For a supply to be GST-free as an export, the exporter must hold documentary evidence of the export: an export declaration lodged with the Department of Home Affairs (via the Integrated Cargo System), a customs clearance, and evidence of offshore delivery. Without this documentation, the ATO will treat the supply as taxable.
Domestic fish sales to processors, wholesalers, and retailers are taxable supplies in the ordinary way. Input tax credits are available on all business purchases — fuel, bait, gear, vessel maintenance, marina fees — to the extent they relate to the taxable or export supply activity.

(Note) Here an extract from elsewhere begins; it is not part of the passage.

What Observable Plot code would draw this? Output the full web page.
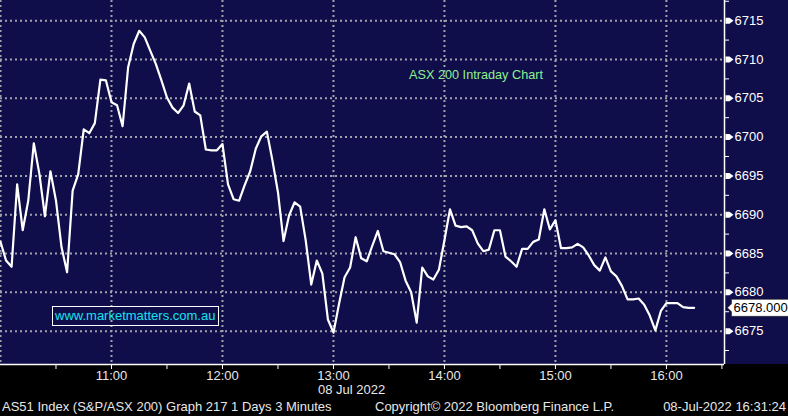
<!DOCTYPE html>
<html>
<head>
<meta charset="utf-8">
<script src="https://cdn.jsdelivr.net/npm/d3@7"></script>
<script src="https://cdn.jsdelivr.net/npm/@observablehq/plot@0.6"></script>
<style>
  html, body { margin: 0; padding: 0; background: #000; }
  #wrap { position: relative; width: 788px; height: 416px; background: #000; overflow: hidden;
          font-family: "Liberation Sans", Arial, sans-serif; }
  #chart svg { display: block; }
  #title { position: absolute; left: 409px; top: 68px; color: #8ef08e; font-size: 12.7px; line-height: 15px; white-space: nowrap; }
  #url { position: absolute; left: 52px; top: 306px; width: 163px; height: 18px; border: 1px solid #fff;
         color: #16e2f0; font-size: 13px; line-height: 18px; padding-left: 2px; white-space: nowrap; }
  #footer { position: absolute; left: 0; top: 398px; width: 788px; height: 18px; color: #e8e8e8;
            font-size: 13px; line-height: 18px; white-space: nowrap; }
  #footer span { position: absolute; top: 0; }
</style>
</head>
<body>
<div id="wrap">
  <div id="chart"></div>
  <div id="title"></div>
  <div id="url"></div>
  <div id="footer"><span id="f1" style="left:2px"></span><span id="f2" style="left:375px"></span><span id="f3" style="right:2px"></span></div>
</div>
<script>
// ---- data ----
const chartTitle = "ASX 200 Intraday Chart";
const watermark = "www.marketmatters.com.au";
const footerLeft = "AS51 Index (S&P/ASX 200) Graph 217 1 Days 3 Minutes";
const footerMid = "Copyright\u00A9 2022 Bloomberg Finance L.P.";
const footerRight = "08-Jul-2022 16:31:24";
const dateLabel = "08 Jul 2022";
const dateLabelTime = "13:00";
const sessionDate = [2022, 6, 8];
const startTime = "10:00";
const intervalMinutes = 3;
const lastLabel = "6678.000";

const closeValues = [
  6686.5, 6684.1, 6683.3, 6693.9, 6688.0, 6691.8, 6699.2, 6695.3, 6689.8, 6695.6,
  6691.8, 6685.8, 6682.6, 6693.1, 6695.2, 6701.0, 6700.5, 6701.8, 6707.4, 6707.3,
  6704.5, 6704.1, 6701.4, 6709.0, 6712.0, 6713.7, 6712.85, 6711.1, 6709.4, 6707.3,
  6705.1, 6703.8, 6703.1, 6704.1, 6706.9, 6703.3, 6702.8, 6698.4, 6698.3, 6698.3,
  6699.1, 6693.9, 6692.0, 6691.8, 6693.8, 6695.6, 6698.5, 6700.1, 6700.7, 6697.0,
  6692.9, 6686.6, 6689.9, 6691.6, 6691.05, 6686.7, 6681.0, 6684.1, 6682.4, 6676.5,
  6674.8, 6678.5, 6681.95, 6683.2, 6687.1, 6684.4, 6684.0, 6686.0, 6687.9, 6685.3,
  6685.1, 6684.9, 6683.9, 6681.5, 6680.0, 6676.1, 6683.2, 6682.05, 6681.65, 6682.9,
  6686.7, 6690.7, 6688.6, 6688.4, 6688.5, 6688.0, 6686.3, 6685.3, 6685.5, 6688.0,
  6688.0, 6684.6, 6684.0, 6683.3, 6685.6, 6685.6, 6686.5, 6686.8, 6690.7, 6688.1,
  6689.3, 6685.7, 6685.7, 6685.8, 6686.25, 6685.8, 6684.75, 6683.5, 6682.8, 6684.5,
  6682.7, 6682.05, 6680.8, 6679.1, 6679.1, 6679.2, 6678.4, 6677.0, 6675.1, 6677.6,
  6678.6, 6678.6, 6678.6, 6678.1, 6678.0, 6678.0
];

const yMajorTicks = [6675, 6680, 6685, 6690, 6695, 6700, 6705, 6710, 6715];
const yMinorTicks = [6672.5, 6677.5, 6682.5, 6687.5, 6692.5, 6697.5, 6702.5, 6707.5, 6712.5, 6717.5];
const xHourTicks = ["10:00", "11:00", "12:00", "13:00", "14:00", "15:00", "16:00"];
const xLabelTicks = ["11:00", "12:00", "13:00", "14:00", "15:00", "16:00"];
const xHalfHourTicks = ["10:30", "11:00", "11:30", "12:00", "12:30", "13:00", "13:30", "14:00", "14:30", "15:00", "15:30", "16:00", "16:30"];
const xDomainTimes = ["10:00", "16:31:24"];
const yDomain = [6670.7, 6717.6];

// ---- helpers ----
function toDate(s) {
  const [h, m, sec] = s.split(":").map(Number);
  return new Date(Date.UTC(sessionDate[0], sessionDate[1], sessionDate[2], h, m, sec || 0));
}
const start = toDate(startTime);
const series = closeValues.map((v, i) => ({
  time: new Date(start.getTime() + i * intervalMinutes * 60000),
  value: v
}));
const xDomain = xDomainTimes.map(toDate);
const lastValue = series[series.length - 1].value;

const navy = "#0f0d4a";
const gridColor = "#a2a2aa";
const arrowSymbol = {
  draw(ctx) {
    ctx.moveTo(0, -3); ctx.lineTo(4, -3); ctx.lineTo(8, 0); ctx.lineTo(4, 3); ctx.lineTo(0, 3); ctx.closePath();
  }
};
const hTickSymbol = { draw(ctx) { ctx.moveTo(0, 0); ctx.lineTo(4, 0); } };
const vTickSymbol = { draw(ctx) { ctx.moveTo(0, 0); ctx.lineTo(0, 4); } };
// last-value flag: box with a left-pointing arrow
const flagSymbol = {
  draw(ctx) {
    ctx.moveTo(0, 0); ctx.lineTo(4, -4); ctx.lineTo(4, -8.5); ctx.lineTo(70, -8.5);
    ctx.lineTo(70, 8.5); ctx.lineTo(4, 8.5); ctx.lineTo(4, 4); ctx.closePath();
  }
};

const chart = Plot.plot({
  width: 788,
  height: 398,
  marginLeft: 0,
  marginRight: 64,
  marginTop: 0,
  marginBottom: 34,
  style: {
    background: `linear-gradient(to bottom, ${navy} 364px, #000 364px)`,
    color: "white",
    fontFamily: "Liberation Sans, Arial, sans-serif",
    overflow: "visible"
  },
  x: {type: "utc", domain: xDomain, label: null},
  y: {domain: yDomain, label: null},
  marks: [
    Plot.gridY(yMajorTicks, {stroke: gridColor, strokeOpacity: 1, strokeWidth: 2, strokeDasharray: "2,3"}),
    Plot.gridX(xHourTicks.map(toDate), {stroke: gridColor, strokeOpacity: 1, strokeWidth: 2, strokeDasharray: "2,3"}),
    Plot.lineY(series, {x: "time", y: "value", stroke: "white", strokeWidth: 2.2}),
    Plot.ruleY([yDomain[0]], {stroke: "white", strokeWidth: 1.5}),
    Plot.ruleX([xDomain[1]], {stroke: "white", strokeWidth: 1.5}),
    Plot.dot(yMinorTicks, {y: d => d, frameAnchor: "right", dx: 0.5, symbol: hTickSymbol, r: 3, stroke: "white", strokeWidth: 1, fill: "none"}),
    Plot.axisY(yMajorTicks, {anchor: "right", tickSize: 0, tickPadding: 10, tickFormat: d => String(d), color: "white", fontSize: 13}),
    Plot.dot(yMajorTicks, {y: d => d, frameAnchor: "right", dx: 1, symbol: arrowSymbol, r: 3, fill: "white", stroke: "none"}),
    Plot.dot(xHalfHourTicks.map(toDate), {x: d => d, frameAnchor: "bottom", dy: 0.5, symbol: vTickSymbol, r: 3, stroke: "white", strokeWidth: 1, fill: "none"}),
    Plot.axisX(xLabelTicks.map(toDate), {anchor: "bottom", tickSize: 0, tickPadding: 6, tickFormat: d3.utcFormat("%H:%M"), color: "#e8e8e8", fontSize: 13}),
    Plot.text([toDate(dateLabelTime)], {x: d => d, text: () => dateLabel, frameAnchor: "bottom", lineAnchor: "top",
      dy: 20, dx: -15.5, textAnchor: "start", fill: "#e8e8e8", fontSize: 13}),
    Plot.dot([lastValue], {y: d => d, frameAnchor: "right", dx: 3, symbol: flagSymbol, r: 3, fill: "white", stroke: "#222", strokeWidth: 0.6}),
    Plot.text([lastValue], {y: d => d, text: () => lastLabel, frameAnchor: "right", dx: 9, textAnchor: "start",
      fill: "black", fontSize: 13})
  ]
});

document.getElementById("chart").append(chart);
document.getElementById("title").textContent = chartTitle;
document.getElementById("url").textContent = watermark;
document.getElementById("f1").textContent = footerLeft;
document.getElementById("f2").textContent = footerMid;
document.getElementById("f3").textContent = footerRight;
</script>
</body>
</html>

Commercial Fishing Licences and Quota Entitlements
Commercial fishing licences and quota entitlements (statutory fishing rights under the Fisheries Management Act 1991) are a significant asset class on a fishing operator's balance sheet, and their tax treatment depends on the nature of the right.
Where a quota or licence has a finite term, it is a depreciating asset under Div 40, and its cost is amortised over its effective life. Where the right is of unlimited duration — a perpetual quota entitlement, for example — it is classified as a non-depreciating intangible and treated as a CGT asset (Class B under the CGT asset categories in s.108-5 of the ITAA 1997). No annual deduction is available for a non-depreciating intangible; the cost is only reflected in the capital gains calculation on eventual disposal.
Transfers of quota between fishing businesses are relatively common as the industry consolidates. Each transfer triggers a balancing adjustment (for Div 40 assets) or a CGT event (for non-depreciating intangibles). The bookkeeper must identify the correct treatment at the time of acquisition and update the asset register accordingly.
Fuel Tax Credits for Fishing Vessels
Fuel tax credits (FTC) represent one of the highest-value but most frequently under-claimed entitlements available to commercial fishing operators. Diesel or biodiesel used in a fishing vessel's engine for sea navigation is eligible for the full FTC rate — not the reduced rate that applies to on-road transport, because commercial sea navigation does not attract the road user charge.
As at the 2026 rate schedule, the full FTC rate for marine vessels is approximately 18 cents per litre. On a vessel consuming several thousand litres of diesel per month, this translates to a substantial annual credit claim. FTC is claimed on the BAS by entering the eligible litres and applying the rate in effect at the time of acquisition.
Keep fuel purchase records (tax invoices or BAS fuel registers) for at least five years. The ATO's fuel tax compliance program cross-checks FTC claims against vessel registration data, fishing licence records, and fuel supplier transaction data.
Crew Wages and Share Arrangements
Some fishing operations pay crew members on a "share" basis — the crew member receives a percentage of the gross catch value rather than a fixed wage. This is an old industry practice and it creates genuine payroll classification questions.
The ATO's test for employee versus contractor status applies in full to fishing crew. A crew member who works exclusively on one vessel, does not operate their own business, and has no ability to subcontract or delegate their work is almost certainly an employee — regardless of whether the payment is called a "share." PAYG withholding and superannuation guarantee contributions apply from the first dollar.
Where the arrangement is genuinely a labour-hire or contractor structure — for example, a skipper who owns their vessel and hires it plus their labour to a fishing company — the classification may differ. Get the arrangement documented in a written contract and assess it against the ATO's contractor decision tool before deciding on the payroll treatment. Misclassification in the fishing industry is a compliance risk that the ATO targets periodically.